> _TASK DESCRIPTION_: Read through the data and report every line in which the word "matplotlib" occurs.

# Start of MATERIAL

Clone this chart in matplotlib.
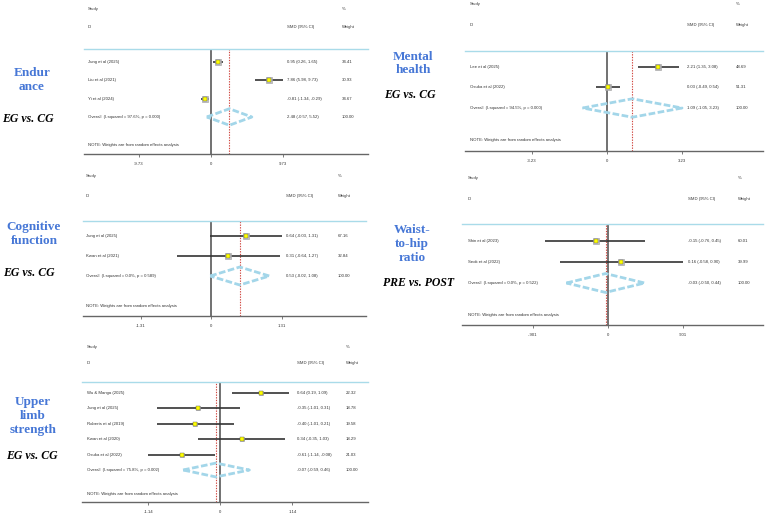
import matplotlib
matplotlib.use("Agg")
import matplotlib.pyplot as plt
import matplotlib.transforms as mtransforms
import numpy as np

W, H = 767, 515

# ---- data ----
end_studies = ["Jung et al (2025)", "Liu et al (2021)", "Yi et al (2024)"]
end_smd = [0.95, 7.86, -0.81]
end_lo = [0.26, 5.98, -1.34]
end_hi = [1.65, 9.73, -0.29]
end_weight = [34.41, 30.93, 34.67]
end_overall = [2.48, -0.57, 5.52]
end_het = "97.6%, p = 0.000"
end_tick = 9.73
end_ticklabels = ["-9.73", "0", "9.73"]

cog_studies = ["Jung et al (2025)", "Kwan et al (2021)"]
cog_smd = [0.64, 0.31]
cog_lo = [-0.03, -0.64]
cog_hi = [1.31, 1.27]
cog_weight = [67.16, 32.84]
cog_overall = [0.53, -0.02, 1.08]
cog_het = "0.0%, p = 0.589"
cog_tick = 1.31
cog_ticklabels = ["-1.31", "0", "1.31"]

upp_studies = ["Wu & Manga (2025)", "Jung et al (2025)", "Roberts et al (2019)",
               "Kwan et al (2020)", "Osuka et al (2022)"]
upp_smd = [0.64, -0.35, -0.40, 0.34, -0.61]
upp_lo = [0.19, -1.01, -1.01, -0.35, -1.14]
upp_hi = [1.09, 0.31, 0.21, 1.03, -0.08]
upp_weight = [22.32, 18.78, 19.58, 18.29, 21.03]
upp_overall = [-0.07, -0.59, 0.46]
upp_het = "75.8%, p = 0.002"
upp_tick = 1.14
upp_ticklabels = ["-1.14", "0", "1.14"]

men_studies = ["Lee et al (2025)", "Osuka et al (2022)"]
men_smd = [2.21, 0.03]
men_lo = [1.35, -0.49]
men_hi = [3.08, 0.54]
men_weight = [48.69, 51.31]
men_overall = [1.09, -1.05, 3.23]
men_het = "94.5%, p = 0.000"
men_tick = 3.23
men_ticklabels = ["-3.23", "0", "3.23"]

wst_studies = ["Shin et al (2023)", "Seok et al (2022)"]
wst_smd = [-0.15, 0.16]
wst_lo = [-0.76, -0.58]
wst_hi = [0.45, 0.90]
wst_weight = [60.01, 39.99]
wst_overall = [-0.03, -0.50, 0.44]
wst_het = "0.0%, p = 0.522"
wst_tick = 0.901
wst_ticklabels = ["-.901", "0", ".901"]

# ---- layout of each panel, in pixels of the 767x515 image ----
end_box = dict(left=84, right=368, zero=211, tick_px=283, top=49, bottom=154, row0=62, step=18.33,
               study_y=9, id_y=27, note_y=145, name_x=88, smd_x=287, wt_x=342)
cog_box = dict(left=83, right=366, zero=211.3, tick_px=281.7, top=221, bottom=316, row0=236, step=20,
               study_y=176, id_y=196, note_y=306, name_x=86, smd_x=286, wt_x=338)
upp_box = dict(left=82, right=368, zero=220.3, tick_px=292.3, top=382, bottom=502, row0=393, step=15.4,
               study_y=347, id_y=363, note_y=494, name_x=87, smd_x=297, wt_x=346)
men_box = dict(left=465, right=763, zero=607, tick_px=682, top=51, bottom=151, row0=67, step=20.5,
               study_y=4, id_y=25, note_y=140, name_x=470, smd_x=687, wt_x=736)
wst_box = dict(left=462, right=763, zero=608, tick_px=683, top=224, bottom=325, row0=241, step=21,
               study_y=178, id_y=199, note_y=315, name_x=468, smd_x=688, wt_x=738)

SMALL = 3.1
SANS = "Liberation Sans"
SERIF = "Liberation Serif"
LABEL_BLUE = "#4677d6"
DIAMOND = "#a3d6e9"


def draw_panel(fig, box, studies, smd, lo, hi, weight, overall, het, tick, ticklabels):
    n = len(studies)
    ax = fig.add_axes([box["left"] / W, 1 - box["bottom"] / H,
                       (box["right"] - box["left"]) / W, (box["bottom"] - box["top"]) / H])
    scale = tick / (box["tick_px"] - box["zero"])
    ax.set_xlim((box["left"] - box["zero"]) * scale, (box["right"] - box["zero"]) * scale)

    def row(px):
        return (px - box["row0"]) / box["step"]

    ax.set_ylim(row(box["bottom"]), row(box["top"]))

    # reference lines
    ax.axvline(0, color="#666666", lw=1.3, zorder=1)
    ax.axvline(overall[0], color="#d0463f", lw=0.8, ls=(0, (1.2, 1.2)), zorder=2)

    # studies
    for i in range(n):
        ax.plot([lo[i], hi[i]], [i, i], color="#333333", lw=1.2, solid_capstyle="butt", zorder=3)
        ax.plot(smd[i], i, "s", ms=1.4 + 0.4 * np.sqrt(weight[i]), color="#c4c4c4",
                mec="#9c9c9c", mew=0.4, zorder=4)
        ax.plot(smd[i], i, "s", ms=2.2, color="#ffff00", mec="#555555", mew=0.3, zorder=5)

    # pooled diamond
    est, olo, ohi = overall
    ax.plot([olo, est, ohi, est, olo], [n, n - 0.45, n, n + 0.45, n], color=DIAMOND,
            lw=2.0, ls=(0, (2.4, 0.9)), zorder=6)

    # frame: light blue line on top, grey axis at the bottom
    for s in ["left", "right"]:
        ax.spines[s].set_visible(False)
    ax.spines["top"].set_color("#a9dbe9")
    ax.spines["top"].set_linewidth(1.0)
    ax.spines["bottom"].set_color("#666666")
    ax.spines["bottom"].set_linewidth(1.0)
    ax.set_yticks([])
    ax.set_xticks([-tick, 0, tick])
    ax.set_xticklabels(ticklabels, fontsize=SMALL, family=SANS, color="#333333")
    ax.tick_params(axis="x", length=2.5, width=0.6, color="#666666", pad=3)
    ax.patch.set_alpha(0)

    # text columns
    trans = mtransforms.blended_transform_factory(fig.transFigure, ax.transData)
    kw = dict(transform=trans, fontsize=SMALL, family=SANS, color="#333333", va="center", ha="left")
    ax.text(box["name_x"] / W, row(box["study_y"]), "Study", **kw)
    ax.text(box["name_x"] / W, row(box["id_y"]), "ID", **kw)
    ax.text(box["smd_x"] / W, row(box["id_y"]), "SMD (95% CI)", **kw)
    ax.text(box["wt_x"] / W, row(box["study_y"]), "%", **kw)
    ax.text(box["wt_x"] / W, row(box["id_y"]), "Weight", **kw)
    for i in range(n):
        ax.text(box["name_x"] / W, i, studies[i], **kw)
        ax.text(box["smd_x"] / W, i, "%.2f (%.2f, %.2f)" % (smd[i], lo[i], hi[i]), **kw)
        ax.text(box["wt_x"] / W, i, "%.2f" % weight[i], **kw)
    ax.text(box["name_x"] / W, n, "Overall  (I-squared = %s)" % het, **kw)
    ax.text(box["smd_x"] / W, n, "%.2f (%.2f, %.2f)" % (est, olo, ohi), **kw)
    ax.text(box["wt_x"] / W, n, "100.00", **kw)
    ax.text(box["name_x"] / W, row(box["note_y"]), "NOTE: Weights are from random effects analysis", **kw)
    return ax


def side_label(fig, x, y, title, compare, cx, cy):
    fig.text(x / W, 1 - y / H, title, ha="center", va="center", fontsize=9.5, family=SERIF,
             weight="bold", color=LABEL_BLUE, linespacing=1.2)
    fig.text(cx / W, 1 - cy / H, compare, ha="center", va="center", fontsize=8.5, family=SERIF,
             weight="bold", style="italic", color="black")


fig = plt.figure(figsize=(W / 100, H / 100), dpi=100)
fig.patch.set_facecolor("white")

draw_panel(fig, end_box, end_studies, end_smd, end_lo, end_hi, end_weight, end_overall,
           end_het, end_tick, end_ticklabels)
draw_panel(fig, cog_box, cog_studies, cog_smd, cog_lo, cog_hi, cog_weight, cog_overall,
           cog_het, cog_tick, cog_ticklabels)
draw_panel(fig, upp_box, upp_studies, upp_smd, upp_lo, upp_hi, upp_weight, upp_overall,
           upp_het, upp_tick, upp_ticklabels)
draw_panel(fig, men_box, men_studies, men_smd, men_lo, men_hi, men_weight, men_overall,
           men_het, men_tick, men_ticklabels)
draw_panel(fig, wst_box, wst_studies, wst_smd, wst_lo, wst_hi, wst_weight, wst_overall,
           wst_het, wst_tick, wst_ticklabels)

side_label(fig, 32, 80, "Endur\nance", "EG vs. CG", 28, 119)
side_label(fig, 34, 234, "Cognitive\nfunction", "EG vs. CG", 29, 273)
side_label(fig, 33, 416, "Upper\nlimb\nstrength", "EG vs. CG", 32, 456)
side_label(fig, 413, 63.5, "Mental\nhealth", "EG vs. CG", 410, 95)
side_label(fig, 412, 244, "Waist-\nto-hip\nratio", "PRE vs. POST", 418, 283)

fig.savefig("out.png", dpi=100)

# End of MATERIAL

> _RESPONSE BELOW_:
Clone this chart in matplotlib.
import matplotlib
matplotlib.use("Agg")
import matplotlib.pyplot as plt
import matplotlib.transforms as mtransforms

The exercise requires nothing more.